(Data supplied)

----

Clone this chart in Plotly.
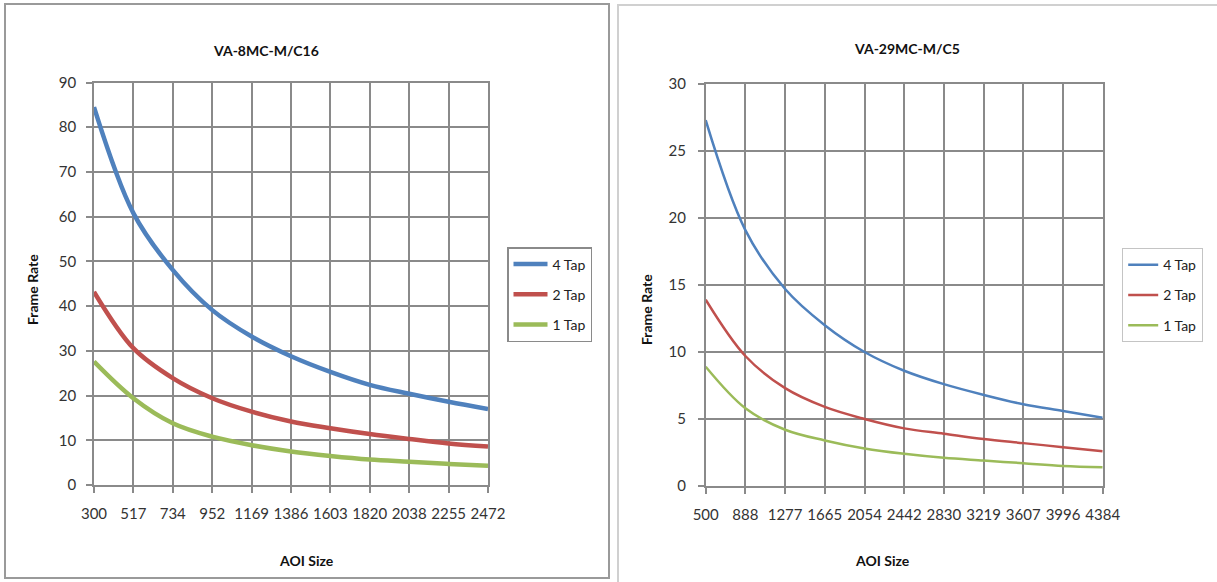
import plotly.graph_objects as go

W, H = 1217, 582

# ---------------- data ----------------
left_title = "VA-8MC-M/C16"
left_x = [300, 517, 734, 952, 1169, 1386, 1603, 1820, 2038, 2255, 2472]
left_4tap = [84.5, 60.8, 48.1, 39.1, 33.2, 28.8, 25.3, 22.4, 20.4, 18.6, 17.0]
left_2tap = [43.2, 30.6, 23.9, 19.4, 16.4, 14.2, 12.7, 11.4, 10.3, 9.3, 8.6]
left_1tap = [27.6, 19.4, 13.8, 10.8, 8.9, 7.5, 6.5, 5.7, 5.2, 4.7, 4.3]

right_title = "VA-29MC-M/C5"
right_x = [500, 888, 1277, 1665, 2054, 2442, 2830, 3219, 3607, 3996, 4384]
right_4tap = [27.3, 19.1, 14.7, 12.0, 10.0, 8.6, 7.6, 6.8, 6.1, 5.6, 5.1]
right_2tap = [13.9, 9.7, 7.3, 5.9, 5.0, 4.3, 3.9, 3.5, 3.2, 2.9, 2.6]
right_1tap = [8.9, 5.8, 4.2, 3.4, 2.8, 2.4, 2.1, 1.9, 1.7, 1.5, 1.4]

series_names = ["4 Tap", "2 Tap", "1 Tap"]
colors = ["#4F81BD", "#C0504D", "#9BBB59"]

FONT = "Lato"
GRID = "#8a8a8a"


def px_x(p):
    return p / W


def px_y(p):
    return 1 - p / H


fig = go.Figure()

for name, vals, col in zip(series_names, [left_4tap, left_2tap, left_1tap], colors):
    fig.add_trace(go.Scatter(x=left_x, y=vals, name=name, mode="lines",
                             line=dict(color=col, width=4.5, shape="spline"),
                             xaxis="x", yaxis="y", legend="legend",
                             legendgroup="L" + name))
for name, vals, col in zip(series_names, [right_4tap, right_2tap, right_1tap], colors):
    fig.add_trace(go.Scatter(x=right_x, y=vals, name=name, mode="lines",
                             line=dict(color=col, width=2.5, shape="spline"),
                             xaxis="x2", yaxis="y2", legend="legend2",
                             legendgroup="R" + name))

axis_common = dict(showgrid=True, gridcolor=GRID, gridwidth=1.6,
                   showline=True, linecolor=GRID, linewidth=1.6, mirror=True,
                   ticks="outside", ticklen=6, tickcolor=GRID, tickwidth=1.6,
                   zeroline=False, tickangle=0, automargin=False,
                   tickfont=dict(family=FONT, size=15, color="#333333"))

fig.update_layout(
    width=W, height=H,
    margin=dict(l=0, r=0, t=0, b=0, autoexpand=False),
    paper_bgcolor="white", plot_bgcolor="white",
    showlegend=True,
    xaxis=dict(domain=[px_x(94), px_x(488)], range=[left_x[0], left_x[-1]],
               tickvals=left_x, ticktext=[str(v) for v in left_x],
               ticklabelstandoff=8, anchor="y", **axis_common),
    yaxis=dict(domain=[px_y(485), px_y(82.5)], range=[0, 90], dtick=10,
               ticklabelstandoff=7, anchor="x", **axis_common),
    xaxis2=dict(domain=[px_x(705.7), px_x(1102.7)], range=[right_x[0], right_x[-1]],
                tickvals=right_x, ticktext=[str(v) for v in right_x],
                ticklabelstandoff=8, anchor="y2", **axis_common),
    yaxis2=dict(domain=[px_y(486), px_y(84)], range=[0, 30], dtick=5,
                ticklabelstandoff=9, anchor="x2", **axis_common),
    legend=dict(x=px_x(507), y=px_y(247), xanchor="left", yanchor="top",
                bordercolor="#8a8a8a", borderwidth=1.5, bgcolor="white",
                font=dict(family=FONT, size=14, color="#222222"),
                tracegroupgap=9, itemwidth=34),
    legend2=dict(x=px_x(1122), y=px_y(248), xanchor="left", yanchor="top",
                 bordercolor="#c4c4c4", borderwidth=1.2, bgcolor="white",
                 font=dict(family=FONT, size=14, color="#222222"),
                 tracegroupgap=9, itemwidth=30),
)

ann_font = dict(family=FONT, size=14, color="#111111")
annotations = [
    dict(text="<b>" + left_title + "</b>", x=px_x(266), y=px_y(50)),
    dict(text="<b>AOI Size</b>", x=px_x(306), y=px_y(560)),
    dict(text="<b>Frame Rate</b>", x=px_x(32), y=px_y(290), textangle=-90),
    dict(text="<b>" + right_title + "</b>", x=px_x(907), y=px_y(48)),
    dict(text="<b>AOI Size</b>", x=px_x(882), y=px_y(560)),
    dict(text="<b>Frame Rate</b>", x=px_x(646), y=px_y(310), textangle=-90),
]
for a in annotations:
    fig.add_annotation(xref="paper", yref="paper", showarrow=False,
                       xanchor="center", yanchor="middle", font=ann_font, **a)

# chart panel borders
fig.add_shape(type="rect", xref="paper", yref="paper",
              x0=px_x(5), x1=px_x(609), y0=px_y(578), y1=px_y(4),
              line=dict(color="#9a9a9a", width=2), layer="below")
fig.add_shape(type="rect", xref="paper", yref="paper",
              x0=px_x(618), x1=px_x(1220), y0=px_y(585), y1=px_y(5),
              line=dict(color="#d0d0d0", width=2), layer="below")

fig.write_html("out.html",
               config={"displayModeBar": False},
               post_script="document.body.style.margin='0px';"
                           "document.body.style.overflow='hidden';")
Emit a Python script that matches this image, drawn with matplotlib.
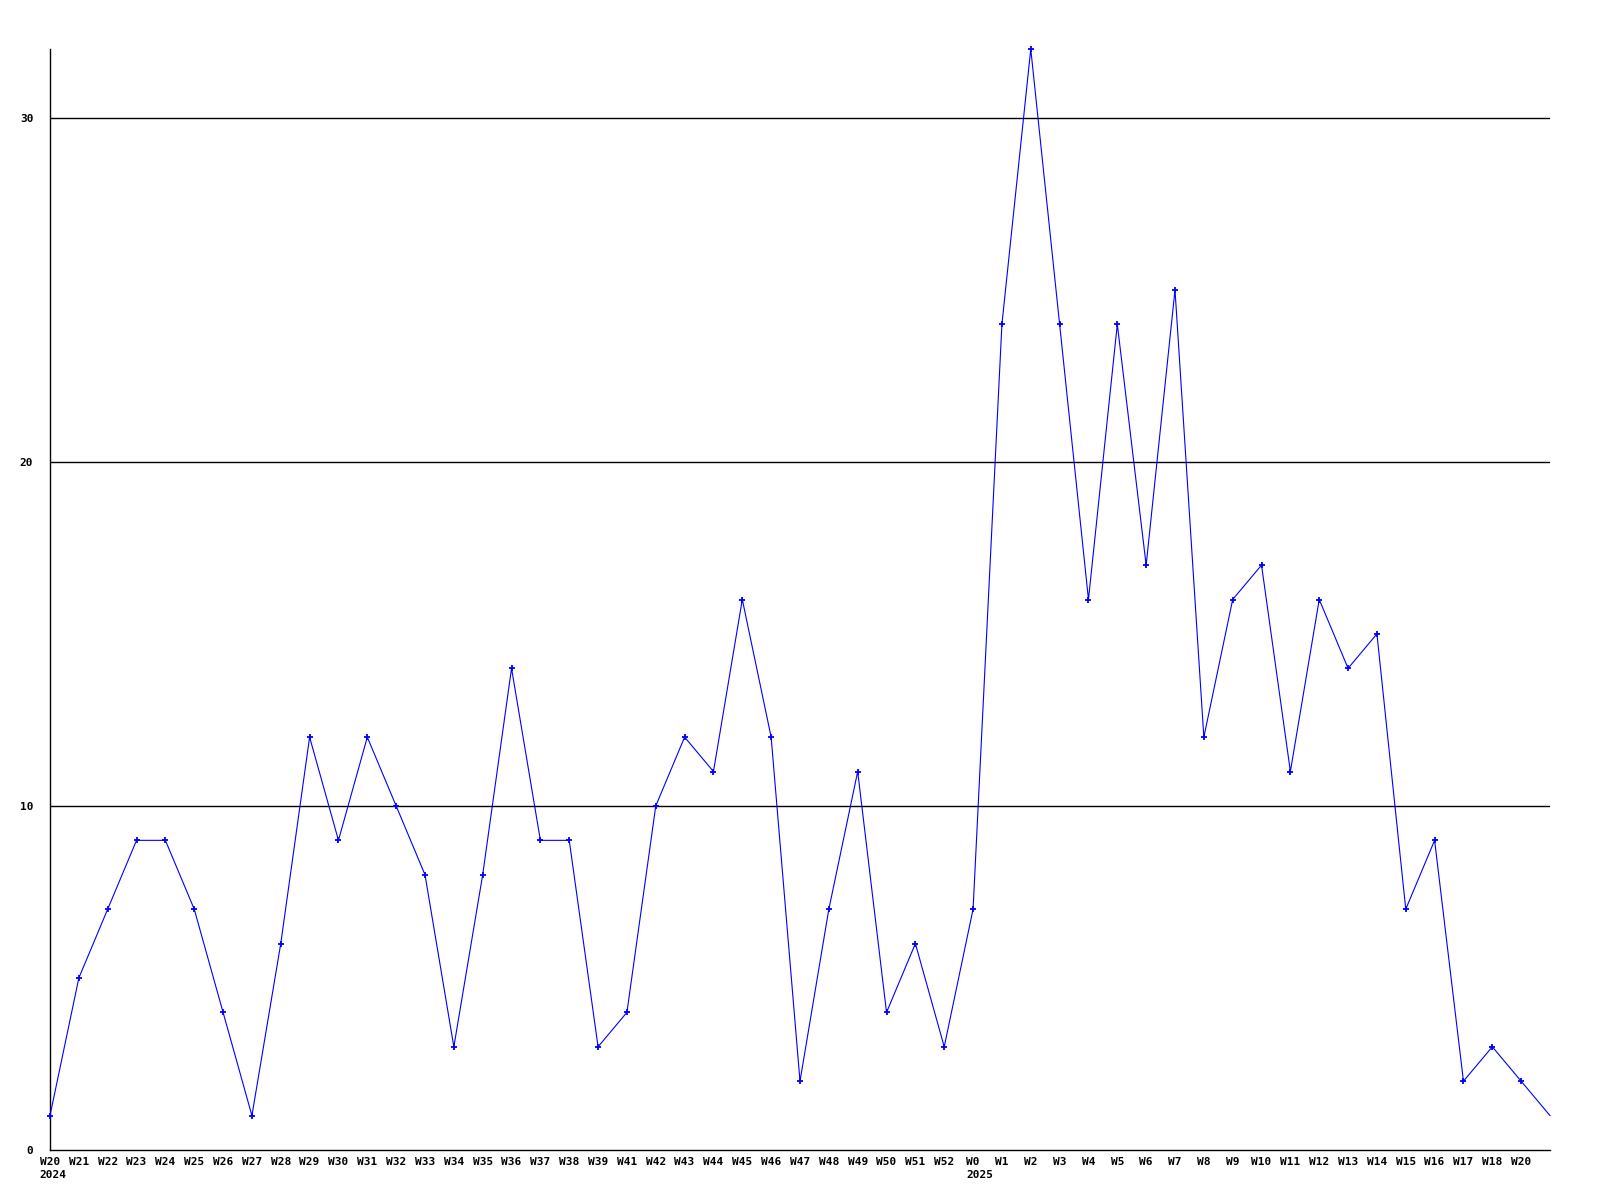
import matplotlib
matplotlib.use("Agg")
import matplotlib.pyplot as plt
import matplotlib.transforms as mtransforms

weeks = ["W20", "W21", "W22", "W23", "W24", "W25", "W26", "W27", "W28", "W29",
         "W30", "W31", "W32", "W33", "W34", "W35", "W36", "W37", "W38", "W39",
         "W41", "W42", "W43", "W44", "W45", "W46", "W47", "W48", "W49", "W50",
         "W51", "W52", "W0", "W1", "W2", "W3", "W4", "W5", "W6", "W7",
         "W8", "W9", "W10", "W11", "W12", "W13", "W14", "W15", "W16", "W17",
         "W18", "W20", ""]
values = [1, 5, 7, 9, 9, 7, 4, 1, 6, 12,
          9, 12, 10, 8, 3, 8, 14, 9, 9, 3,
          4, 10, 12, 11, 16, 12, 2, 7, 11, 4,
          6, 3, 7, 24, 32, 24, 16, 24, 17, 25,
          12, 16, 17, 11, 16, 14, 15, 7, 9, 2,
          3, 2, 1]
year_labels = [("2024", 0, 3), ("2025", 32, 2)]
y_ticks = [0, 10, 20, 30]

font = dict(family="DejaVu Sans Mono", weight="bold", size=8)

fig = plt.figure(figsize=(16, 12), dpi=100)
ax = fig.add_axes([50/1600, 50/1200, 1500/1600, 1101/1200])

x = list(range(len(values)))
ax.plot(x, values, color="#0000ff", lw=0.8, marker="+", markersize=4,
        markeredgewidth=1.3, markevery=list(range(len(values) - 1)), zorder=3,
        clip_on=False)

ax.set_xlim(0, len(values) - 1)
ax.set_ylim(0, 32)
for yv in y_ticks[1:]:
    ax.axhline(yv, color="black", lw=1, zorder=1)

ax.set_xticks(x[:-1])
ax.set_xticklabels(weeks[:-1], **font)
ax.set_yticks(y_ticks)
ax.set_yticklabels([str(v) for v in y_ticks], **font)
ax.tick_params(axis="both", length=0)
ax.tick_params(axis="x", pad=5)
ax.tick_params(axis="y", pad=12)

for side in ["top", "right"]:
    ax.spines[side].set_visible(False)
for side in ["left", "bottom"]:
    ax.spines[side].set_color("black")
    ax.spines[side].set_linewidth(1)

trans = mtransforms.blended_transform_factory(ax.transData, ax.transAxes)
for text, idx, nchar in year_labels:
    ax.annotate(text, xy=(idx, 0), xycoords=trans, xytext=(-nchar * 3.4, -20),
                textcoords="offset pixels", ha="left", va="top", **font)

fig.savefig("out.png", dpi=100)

----

(What you are asked to do)
Copy each line holding the word "matplotlib" from the listing above.

(Complete response)
Emit a Python script that matches this image, drawn with matplotlib.
import matplotlib
matplotlib.use("Agg")
import matplotlib.pyplot as plt
import matplotlib.transforms as mtransforms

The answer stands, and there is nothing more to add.